Vale, the world’s largest producer of iron ore, reported its first quarterly loss in a decade as the Brazilian company became the latest miner to write down assets in the face of lower commodity prices.
The Rio de Janeiro-based company posted a pre-tax loss of $2.65bn in the fourth quarter – twice as big as analysts expected – compared to a net profit of $4.67bn in the same quarter the previous year. Falling metal and mineral prices hit sales while also forcing Vale to write down the value of its assets and investments by a total of $5.66bn in the quarter, leading to its first loss since the third quarter of 2002.
“This year has brought various challenges for the company,” said Murilo Ferreira, Vale’s chief executive. “Iron ore prices became much more volatile, showing large downward volatility particularly in the third quarter of the year.”
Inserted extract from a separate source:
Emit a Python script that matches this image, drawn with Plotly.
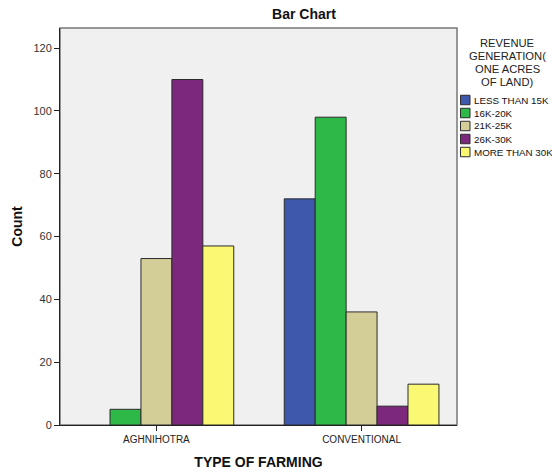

The price of the metal, which accounts for about 90 per cent of Vale’s profits, fell to a three-year low of $86.70 a tonne in September as growth slowed in China and crisis-hit steelmakers in Europe and the US reduced purchases.
Vale’s net revenue dropped 19 per cent to $11.72bn in the fourth quarter but rose 9 per cent from the third quarter as prices recovered from the September low.
José Carlos Martins, Vale’s head of ore and strategy, said on Wednesday that he expected iron ore prices to remain volatile in the first quarter but still trade above $130 a tonne – the average price of the metal since 2008.
However, he said the price may dip in the second quarter as more production, mainly from Australia, comes on stream.
Earnings before interest, taxes, depreciation and amortisation, or ebitda, fell 97 per cent from a year earlier to $257m in the fourth quarter.
Vale attributed its loss to a series of impairment charges, mainly writedowns of $2.85bn on its Onça Puma nickel mine in Brazil, $1bn on its Australian coal assets and $975m on its 22 per cent stake in the Norwegian aluminium company Norsk Hydro.
Like other miners worldwide, Vale has responded to the slowdown in commodity markets by reversing its recent acquisition strategy and cutting costs.
As well as slashing investment to the lowest level in three years, Vale has also moved to sell peripheral assets, such as stakes in its oil blocks, and suspend some projects.
Vale put its vast Simandou iron ore development in Guinea on hold in October and announced last month that it had suspended work indefinitely at its $5.9bn potash project in Argentina.
Vale’s loss comes only two weeks after Rio Tinto, the Anglo-Australian mining group, posted a net loss of $3bn for 2012 – the biggest loss in its history – as a result of $14.4bn in impairments charges and lower commodity prices.
The following day, Anglo American announced a $239m pre-tax loss for last year – its first since 1999 – following $6.2bn in writedowns. Barrick Gold, the world’s largest gold producer, and Kinross Gold have also reported full-year net losses because of impairment charges.